Financing options for purchasing REOs

Securing financing for bank-owned properties involves several pathways, each with specific requirements and considerations. Conventional mortgages remain the most common financing method, and many lenders view REO purchases favorably since the selling bank has already cleared the title. Government-backed loans, including FHA, VA, and USDA programs, can be used for REO purchases if the property meets program requirements and condition standards. Some banks offer in-house financing for their REO inventory, potentially streamlining the approval and closing process. Cash purchases provide the strongest negotiating position, as banks prefer quick, certain closings without financing contingencies. Hard money loans or private financing may be necessary for properties requiring extensive repairs that disqualify them from traditional financing. Buyers should obtain pre-approval before beginning their search, as this demonstrates financial readiness and strengthens offer competitiveness. For properties needing significant work, renovation loans like FHA 203(k) or Fannie Mae HomeStyle loans allow buyers to finance both purchase and repairs in a single mortgage. Working with lenders experienced in REO transactions can help navigate any unique requirements or challenges specific to bank-owned properties.

Pros and cons of buying REO properties

Bank-owned properties present distinct advantages and challenges that buyers should carefully weigh. On the positive side, these properties often sell below market value as banks prioritize quick sales over maximum profit, potentially offering immediate equity for buyers. Clear title comes with REO purchases since banks resolve all liens and legal issues before listing, eliminating many title concerns present in pre-foreclosure properties. Buyers avoid the uncertainty and competition of foreclosure auctions, instead negotiating through familiar real estate channels. Banks may be more flexible with closing timelines and certain contract terms compared to individual sellers. The properties are typically vacant, allowing for easier inspections and immediate occupancy after closing.

However, several disadvantages require consideration. Properties sold as-is may have deferred maintenance, vandalism damage, or mechanical issues requiring substantial investment. Banks rarely provide detailed property history or disclosure information, increasing buyer due diligence responsibilities. The offer and approval process can be lengthy and bureaucratic, testing buyer patience. Competition for well-priced REO properties can be intense, often resulting in multiple offer situations. Properties may have been vacant for extended periods, potentially leading to deterioration or neighborhood stigma. Financing can be complicated if the property does not meet lender condition requirements. Banks typically will not negotiate repairs or credits, meaning buyers must have resources to address any issues post-purchase.
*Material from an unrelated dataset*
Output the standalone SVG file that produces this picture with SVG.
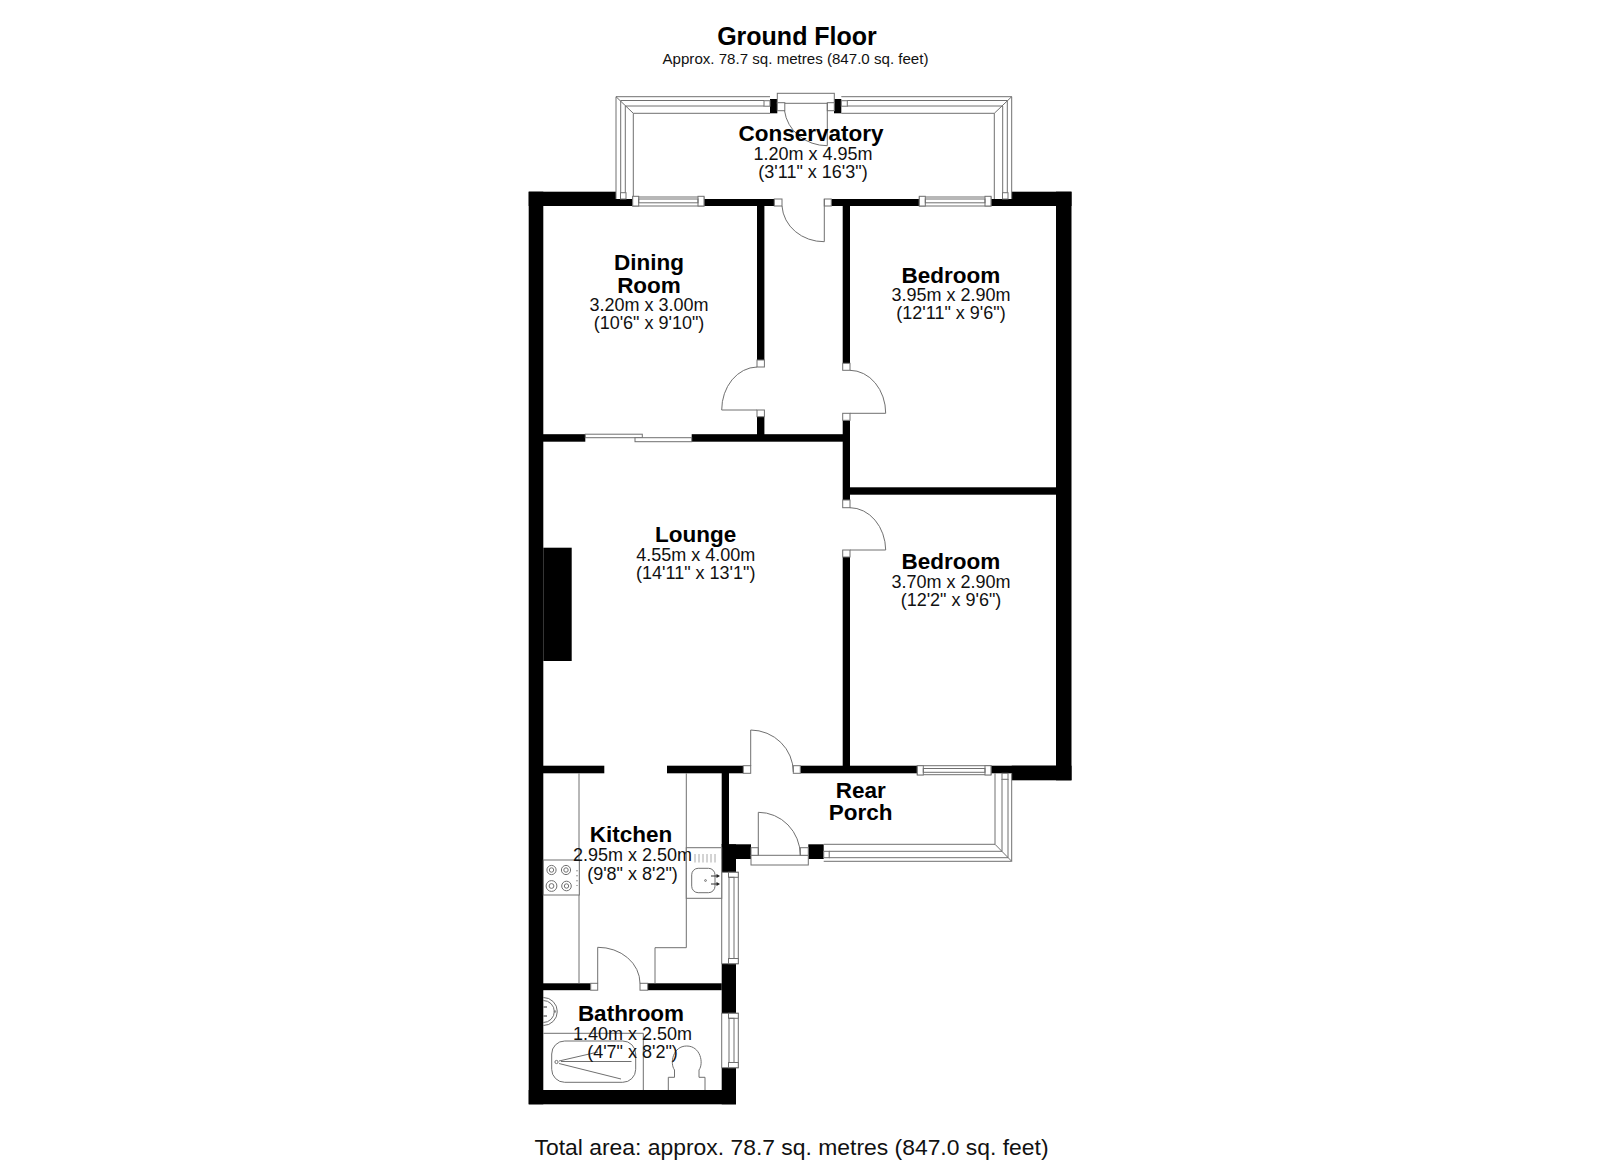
<svg xmlns="http://www.w3.org/2000/svg" width="1600" height="1163" viewBox="0 0 1600 1163">
<style>
text{font-family:"Liberation Sans",Arial,sans-serif;text-anchor:middle;fill:#111}
.n{font-size:22.5px;font-weight:bold;fill:#000}
.d{font-size:18px}
.w{fill:#000}
.l{fill:none;stroke:#707070;stroke-width:1}
.f{fill:#fff;stroke:#707070;stroke-width:1}
</style>
<rect width="1600" height="1163" fill="#fff"/>
<g id="walls">
<rect class="w" x="528.7" y="191.7" width="14.6" height="912.6"/>
<rect class="w" x="528.7" y="191.7" width="87.3" height="14.3"/>
<rect class="w" x="616" y="199" width="17" height="7"/>
<rect class="w" x="704" y="199" width="71" height="7"/>
<rect class="w" x="831.3" y="199" width="88" height="7"/>
<rect class="w" x="991" y="199" width="21" height="7"/>
<rect class="w" x="1011.7" y="191.7" width="59.8" height="14.3"/>
<rect class="w" x="1056" y="191.7" width="15.5" height="588.6"/>
<rect class="w" x="757" y="206" width="7.4" height="154"/>
<rect class="w" x="757" y="416.7" width="7.4" height="20"/>
<rect class="w" x="842.7" y="206" width="7.3" height="157.3"/>
<rect class="w" x="842.7" y="420.3" width="7.3" height="79.7"/>
<rect class="w" x="842.7" y="557" width="7.3" height="212"/>
<rect class="w" x="850" y="487.3" width="207" height="7.4"/>
<rect class="w" x="543" y="434.2" width="42.3" height="7.5"/>
<rect class="w" x="691.7" y="434.2" width="158.3" height="7.5"/>
<rect class="w" x="543.3" y="547.7" width="28.4" height="113.3"/>
<rect class="w" x="543" y="765.7" width="61.3" height="7.6"/>
<rect class="w" x="667" y="765.7" width="76.3" height="7.6"/>
<rect class="w" x="800.3" y="765.7" width="117" height="7.6"/>
<rect class="w" x="991" y="765.7" width="66" height="7.6"/>
<rect class="w" x="1011.7" y="765.7" width="59.8" height="14.6"/>
<rect class="w" x="721.7" y="773" width="7.3" height="72"/>
<rect class="w" x="721.7" y="844.3" width="29.3" height="14.7"/>
<rect class="w" x="721.7" y="844.3" width="14.3" height="28"/>
<rect class="w" x="808.3" y="844.3" width="15.4" height="14.7"/>
<rect class="w" x="721.7" y="963.7" width="14.3" height="49.6"/>
<rect class="w" x="721.7" y="1067.7" width="14.3" height="36.6"/>
<rect class="w" x="543" y="983.3" width="47.7" height="6.9"/>
<rect class="w" x="647.7" y="983.3" width="74" height="6.9"/>
<rect class="w" x="528.7" y="1090" width="207.3" height="14.3"/>
<rect class="w" x="770" y="99" width="7.3" height="14.3"/>
<rect class="w" x="834" y="99" width="7.3" height="14.3"/>
</g>
<g id="conservatory-glazing">
<path class="l" d="M616 199V96.7H770M633.3 199V113.3H770M616 96.7L633.3 113.3M620.7 193V100.5H764M625.3 193V106H764"/>
<rect class="f" x="620.5" y="192.7" width="5.5" height="6.3"/>
<rect class="f" x="764" y="100.7" width="6" height="5.5"/>
<path class="l" d="M1011.7 199V96.7H841.3M994.3 199V113.3H841.3M1011.7 96.7L994.3 113.3M1007.3 193V100.5H847M1002.7 193V106H847"/>
<rect class="f" x="1002.5" y="192.7" width="5.5" height="6.3"/>
<rect class="f" x="841.3" y="100.7" width="6" height="5.5"/>
</g>
<g id="porch-glazing">
<path class="l" d="M1011.7 773.3V861.3H823.7M995 773.3V844.3H823.7M1011.7 861.3L995 844.3M1008 779V857.7H829M1002 779V851.3H829"/>
<rect class="f" x="1002" y="773.3" width="6" height="6"/>
<rect class="f" x="823.7" y="851.3" width="5.5" height="6.4"/>
</g>
<g id="windows">
<rect class="f" x="632.7" y="197" width="71.3" height="9"/><rect class="f" x="632.7" y="196.3" width="6" height="9.7"/><rect class="f" x="698" y="196.3" width="6" height="9.7"/><rect class="l" x="638.7" y="199" width="59.3" height="3.8"/>
<rect class="f" x="919.3" y="197" width="71.7" height="9"/><rect class="f" x="919.3" y="196.3" width="6" height="9.7"/><rect class="f" x="985" y="196.3" width="6" height="9.7"/><rect class="l" x="925.3" y="199" width="59.7" height="3.8"/>
<rect class="f" x="917.3" y="765.7" width="73.7" height="9"/><rect class="f" x="917.3" y="765.7" width="6" height="9.3"/><rect class="f" x="985" y="765.7" width="6" height="9.3"/><rect class="l" x="923.3" y="768.5" width="61.7" height="3.8"/>
<rect class="f" x="721.7" y="872.3" width="16.6" height="91.4"/><rect class="f" x="728.5" y="872.3" width="9.8" height="5"/><rect class="f" x="728.5" y="958.5" width="9.8" height="5.2"/><rect class="l" x="729" y="877.3" width="5" height="81.2"/>
<rect class="f" x="721.7" y="1013.3" width="16.6" height="54.4"/><rect class="f" x="728.5" y="1013.3" width="9.8" height="5"/><rect class="f" x="728.5" y="1062.5" width="9.8" height="5.2"/><rect class="l" x="729" y="1018.3" width="5" height="44.2"/>
<rect class="f" x="585.3" y="434.2" width="57" height="3.5"/><rect class="f" x="635" y="437.7" width="56.7" height="4"/>
</g>
<g id="doors">
<rect class="f" x="777.3" y="93.3" width="57" height="10"/><rect class="f" x="777.3" y="102.7" width="7.5" height="8"/><rect class="f" x="827.3" y="102.7" width="7" height="8"/>
<path class="l" d="M827.3 103V145.7A43 40 0 0 1 784.5 110.7"/>
<rect class="f" x="774.3" y="199" width="7.7" height="7"/><rect class="f" x="824.3" y="199" width="7" height="7"/>
<path class="l" d="M824.3 199V241.7A42 38 0 0 1 782 206"/>
<rect class="f" x="757" y="360" width="7.4" height="7"/><rect class="f" x="757" y="410" width="7.4" height="6.7"/>
<path class="l" d="M757 410H721.7A36 43 0 0 1 757 367"/>
<rect class="f" x="842.7" y="363.3" width="7.3" height="7"/><rect class="f" x="842.7" y="413.3" width="7.3" height="7"/>
<path class="l" d="M850 413.3H885.7A36 43 0 0 0 850 370.3"/>
<rect class="f" x="842.7" y="500" width="7.3" height="7.7"/><rect class="f" x="842.7" y="550" width="7.3" height="7"/>
<path class="l" d="M850 550H885.7A36 43 0 0 0 850 507.7"/>
<rect class="f" x="743.3" y="765.7" width="7.4" height="7.6"/><rect class="f" x="793.3" y="765.7" width="7" height="7.6"/>
<path class="l" d="M750.7 766V730A43 42 0 0 1 793.3 772"/>
<rect class="f" x="751" y="855.3" width="57.3" height="9.7"/><rect class="f" x="751" y="847.7" width="7.3" height="7.6"/><rect class="f" x="800.3" y="847.7" width="8" height="7.6"/>
<path class="l" d="M758.3 855.3V812.3A42 43 0 0 1 800.3 855.3"/>
<rect class="f" x="590.7" y="983.3" width="7" height="6.9"/><rect class="f" x="640" y="983.3" width="7.7" height="6.9"/>
<path class="l" d="M597.7 983.3V947.3A42 36 0 0 1 640 983.3"/>
</g>
<g id="kitchen-fittings">
<path class="l" d="M579 773.3V983.3M686.3 773.3V947.7H655V983.3"/>
<rect class="f" x="543.3" y="860" width="36" height="35"/>
<circle class="l" cx="551.5" cy="870" r="4.6"/><circle class="l" cx="551.5" cy="870" r="2.2"/>
<circle class="l" cx="566" cy="870" r="4.6"/><circle class="l" cx="566" cy="870" r="2.2"/>
<circle class="l" cx="551.5" cy="886" r="5.4"/><circle class="l" cx="551.5" cy="886" r="2.4"/>
<circle class="l" cx="566.5" cy="886" r="4.8"/><circle class="l" cx="566.5" cy="886" r="2.2"/>
<path class="l" stroke-dasharray="1.4 3.6" d="M577 870V886"/>
<rect class="f" x="686.3" y="847.7" width="35.4" height="50.6"/>
<path class="l" d="M695 854V862.5M699 854V862.5M703 854V862.5M707 854V862.5M711 854V862.5M715 854V862.5" stroke-opacity="0.6"/>
<rect class="l" x="691.7" y="868.3" width="23.3" height="24.4" rx="6.5"/>
<circle class="l" cx="705.5" cy="880.5" r="0.9"/>
<path d="M711 876H717M711 884H717" stroke="#333" stroke-width="1.2" fill="none"/>
<path d="M720 876L716.5 874V878ZM720 884L716.5 882V886Z" fill="#222"/>
</g>
<g id="bathroom-fittings">
<path class="l" d="M543.3 997.5A14 14 0 0 1 543.3 1025.5M543.3 1000.5A11 11 0 0 1 543.3 1022.5"/>
<path d="M543.5 1007H547M543.5 1016H547" stroke="#333" fill="none"/>
<circle class="l" cx="555" cy="1011.5" r="0.8"/>
<path class="l" d="M543.3 1033.3H643.3V1090"/>
<rect class="l" x="551.7" y="1041" width="84" height="41.3" rx="13"/>
<circle class="l" cx="556.5" cy="1062" r="1.6"/>
<path class="l" d="M559 1061L598 1052M559 1063.5L621 1079M561 1061.5H631.5"/>
<path class="l" d="M668.3 1090V1077.3H674.5V1070C669.5 1063 673 1046 686.7 1046S704 1063 699 1070V1077.3H705V1090"/>
</g>
<g id="labels">
<text x="797" y="44.5" style="font-size:25px;font-weight:bold;fill:#000">Ground Floor</text>
<text x="795.5" y="63.5" style="font-size:15.1px">Approx. 78.7 sq. metres (847.0 sq. feet)</text>
<text class="n" x="811" y="141">Conservatory</text><text class="d" x="813" y="160">1.20m x 4.95m</text><text class="d" x="813" y="177.5">(3'11" x 16'3")</text>
<text class="n" x="649" y="270">Dining</text><text class="n" x="649" y="292.5">Room</text><text class="d" x="649" y="311">3.20m x 3.00m</text><text class="d" x="649" y="329">(10'6" x 9'10")</text>
<text class="n" x="951" y="283">Bedroom</text><text class="d" x="951" y="301">3.95m x 2.90m</text><text class="d" x="951" y="319">(12'11" x 9'6")</text>
<text class="n" x="695.7" y="542">Lounge</text><text class="d" x="695.7" y="561">4.55m x 4.00m</text><text class="d" x="695.7" y="579">(14'11" x 13'1")</text>
<text class="n" x="951" y="569">Bedroom</text><text class="d" x="951" y="588">3.70m x 2.90m</text><text class="d" x="951" y="606">(12'2" x 9'6")</text>
<text class="n" x="860.7" y="797.5">Rear</text><text class="n" x="860.7" y="820">Porch</text>
<text class="n" x="631" y="842">Kitchen</text><text class="d" x="632.5" y="861">2.95m x 2.50m</text><text class="d" x="632.5" y="880">(9'8" x 8'2")</text>
<text class="n" x="631" y="1021">Bathroom</text><text class="d" x="632.5" y="1040">1.40m x 2.50m</text><text class="d" x="632.5" y="1058">(4'7" x 8'2")</text>
<text x="791.5" y="1155" style="font-size:22.9px">Total area: approx. 78.7 sq. metres (847.0 sq. feet)</text>
</g>
</svg>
Buying bank-owned properties offers a pathway to homeownership or investment that differs from traditional real estate transactions. Success in this market segment requires thorough research, financial preparation, patience with the process, and realistic expectations about property conditions. Buyers who understand the unique aspects of REO purchases, conduct comprehensive due diligence, and work with experienced professionals can potentially find value opportunities. Whether seeking a primary residence or investment property, approaching bank-owned properties with knowledge and careful planning helps buyers make sound decisions that align with their goals and resources.